■ DATA SEGMENT:
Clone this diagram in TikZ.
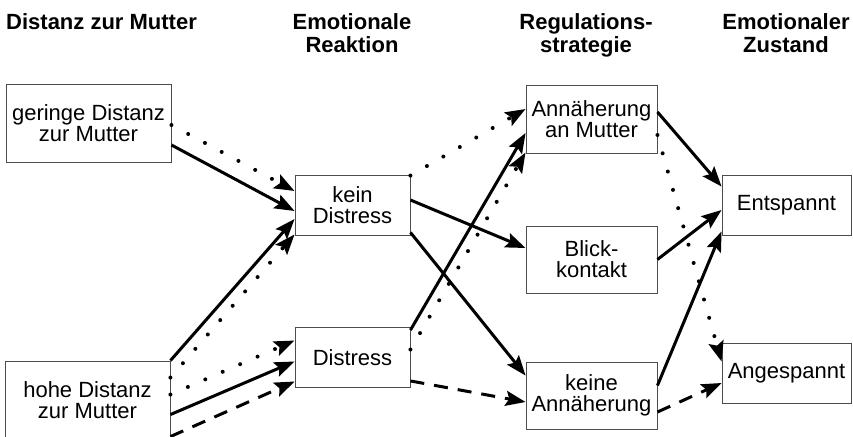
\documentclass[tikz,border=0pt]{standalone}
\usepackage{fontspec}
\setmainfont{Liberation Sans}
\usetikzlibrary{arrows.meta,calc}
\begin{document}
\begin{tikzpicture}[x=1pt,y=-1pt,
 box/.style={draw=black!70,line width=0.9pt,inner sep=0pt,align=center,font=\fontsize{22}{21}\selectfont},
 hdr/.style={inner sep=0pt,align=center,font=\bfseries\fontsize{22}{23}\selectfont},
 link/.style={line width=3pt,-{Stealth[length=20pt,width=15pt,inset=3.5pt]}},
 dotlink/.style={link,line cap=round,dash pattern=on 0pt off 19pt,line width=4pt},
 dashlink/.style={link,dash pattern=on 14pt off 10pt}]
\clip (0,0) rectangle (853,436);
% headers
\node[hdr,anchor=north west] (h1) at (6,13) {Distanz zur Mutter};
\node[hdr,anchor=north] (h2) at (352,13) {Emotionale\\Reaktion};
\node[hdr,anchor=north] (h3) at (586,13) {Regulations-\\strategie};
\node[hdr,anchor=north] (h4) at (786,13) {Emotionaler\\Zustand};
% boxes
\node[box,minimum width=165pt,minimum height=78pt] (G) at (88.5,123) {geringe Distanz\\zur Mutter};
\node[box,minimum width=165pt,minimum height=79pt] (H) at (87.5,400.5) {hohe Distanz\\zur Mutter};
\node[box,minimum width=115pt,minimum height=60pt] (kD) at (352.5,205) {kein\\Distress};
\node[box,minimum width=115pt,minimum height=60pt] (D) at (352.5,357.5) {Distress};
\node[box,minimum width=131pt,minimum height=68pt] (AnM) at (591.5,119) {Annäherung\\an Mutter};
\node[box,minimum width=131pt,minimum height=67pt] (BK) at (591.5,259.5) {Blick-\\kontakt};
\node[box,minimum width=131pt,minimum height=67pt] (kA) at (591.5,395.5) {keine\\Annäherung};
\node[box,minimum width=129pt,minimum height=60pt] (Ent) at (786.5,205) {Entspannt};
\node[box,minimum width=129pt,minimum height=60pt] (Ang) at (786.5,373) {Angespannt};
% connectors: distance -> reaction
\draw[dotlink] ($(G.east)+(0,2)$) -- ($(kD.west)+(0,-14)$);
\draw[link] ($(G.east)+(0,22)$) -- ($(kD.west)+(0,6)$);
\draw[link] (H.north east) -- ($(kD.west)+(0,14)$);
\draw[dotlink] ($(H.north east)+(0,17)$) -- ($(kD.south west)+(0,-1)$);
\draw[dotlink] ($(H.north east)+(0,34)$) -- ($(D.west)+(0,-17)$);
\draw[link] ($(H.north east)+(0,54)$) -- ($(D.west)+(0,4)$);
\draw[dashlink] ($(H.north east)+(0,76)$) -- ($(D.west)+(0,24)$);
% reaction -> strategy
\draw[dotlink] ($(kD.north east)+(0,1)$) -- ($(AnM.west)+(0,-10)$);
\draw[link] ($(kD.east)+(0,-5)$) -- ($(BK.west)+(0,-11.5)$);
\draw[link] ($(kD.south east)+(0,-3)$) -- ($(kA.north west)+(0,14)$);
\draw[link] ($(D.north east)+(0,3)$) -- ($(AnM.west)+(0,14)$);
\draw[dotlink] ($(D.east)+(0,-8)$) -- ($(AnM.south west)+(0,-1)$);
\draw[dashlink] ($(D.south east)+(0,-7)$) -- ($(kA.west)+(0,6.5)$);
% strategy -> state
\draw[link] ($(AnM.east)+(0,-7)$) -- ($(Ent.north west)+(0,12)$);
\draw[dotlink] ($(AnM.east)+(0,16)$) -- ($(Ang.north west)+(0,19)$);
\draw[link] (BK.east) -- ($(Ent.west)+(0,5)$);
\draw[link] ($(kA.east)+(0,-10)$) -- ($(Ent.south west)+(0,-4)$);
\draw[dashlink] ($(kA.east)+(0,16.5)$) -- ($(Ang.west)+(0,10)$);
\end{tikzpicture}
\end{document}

■ DIRECTIONS:
Restate the data above exactly, stripping out each image.

■ FINAL RESULT:
Clone this diagram in TikZ.
\documentclass[tikz,border=0pt]{standalone}
\usepackage{fontspec}
\setmainfont{Liberation Sans}
\usetikzlibrary{arrows.meta,calc}
\begin{document}
\begin{tikzpicture}[x=1pt,y=-1pt,
 box/.style={draw=black!70,line width=0.9pt,inner sep=0pt,align=center,font=\fontsize{22}{21}\selectfont},
 hdr/.style={inner sep=0pt,align=center,font=\bfseries\fontsize{22}{23}\selectfont},
 link/.style={line width=3pt,-{Stealth[length=20pt,width=15pt,inset=3.5pt]}},
 dotlink/.style={link,line cap=round,dash pattern=on 0pt off 19pt,line width=4pt},
 dashlink/.style={link,dash pattern=on 14pt off 10pt}]
\clip (0,0) rectangle (853,436);
% headers
\node[hdr,anchor=north west] (h1) at (6,13) {Distanz zur Mutter};
\node[hdr,anchor=north] (h2) at (352,13) {Emotionale\\Reaktion};
\node[hdr,anchor=north] (h3) at (586,13) {Regulations-\\strategie};
\node[hdr,anchor=north] (h4) at (786,13) {Emotionaler\\Zustand};
% boxes
\node[box,minimum width=165pt,minimum height=78pt] (G) at (88.5,123) {geringe Distanz\\zur Mutter};
\node[box,minimum width=165pt,minimum height=79pt] (H) at (87.5,400.5) {hohe Distanz\\zur Mutter};
\node[box,minimum width=115pt,minimum height=60pt] (kD) at (352.5,205) {kein\\Distress};
\node[box,minimum width=115pt,minimum height=60pt] (D) at (352.5,357.5) {Distress};
\node[box,minimum width=131pt,minimum height=68pt] (AnM) at (591.5,119) {Annäherung\\an Mutter};
\node[box,minimum width=131pt,minimum height=67pt] (BK) at (591.5,259.5) {Blick-\\kontakt};
\node[box,minimum width=131pt,minimum height=67pt] (kA) at (591.5,395.5) {keine\\Annäherung};
\node[box,minimum width=129pt,minimum height=60pt] (Ent) at (786.5,205) {Entspannt};
\node[box,minimum width=129pt,minimum height=60pt] (Ang) at (786.5,373) {Angespannt};
% connectors: distance -> reaction
\draw[dotlink] ($(G.east)+(0,2)$) -- ($(kD.west)+(0,-14)$);
\draw[link] ($(G.east)+(0,22)$) -- ($(kD.west)+(0,6)$);
\draw[link] (H.north east) -- ($(kD.west)+(0,14)$);
\draw[dotlink] ($(H.north east)+(0,17)$) -- ($(kD.south west)+(0,-1)$);
\draw[dotlink] ($(H.north east)+(0,34)$) -- ($(D.west)+(0,-17)$);
\draw[link] ($(H.north east)+(0,54)$) -- ($(D.west)+(0,4)$);
\draw[dashlink] ($(H.north east)+(0,76)$) -- ($(D.west)+(0,24)$);
% reaction -> strategy
\draw[dotlink] ($(kD.north east)+(0,1)$) -- ($(AnM.west)+(0,-10)$);
\draw[link] ($(kD.east)+(0,-5)$) -- ($(BK.west)+(0,-11.5)$);
\draw[link] ($(kD.south east)+(0,-3)$) -- ($(kA.north west)+(0,14)$);
\draw[link] ($(D.north east)+(0,3)$) -- ($(AnM.west)+(0,14)$);
\draw[dotlink] ($(D.east)+(0,-8)$) -- ($(AnM.south west)+(0,-1)$);
\draw[dashlink] ($(D.south east)+(0,-7)$) -- ($(kA.west)+(0,6.5)$);
% strategy -> state
\draw[link] ($(AnM.east)+(0,-7)$) -- ($(Ent.north west)+(0,12)$);
\draw[dotlink] ($(AnM.east)+(0,16)$) -- ($(Ang.north west)+(0,19)$);
\draw[link] (BK.east) -- ($(Ent.west)+(0,5)$);
\draw[link] ($(kA.east)+(0,-10)$) -- ($(Ent.south west)+(0,-4)$);
\draw[dashlink] ($(kA.east)+(0,16.5)$) -- ($(Ang.west)+(0,10)$);
\end{tikzpicture}
\end{document}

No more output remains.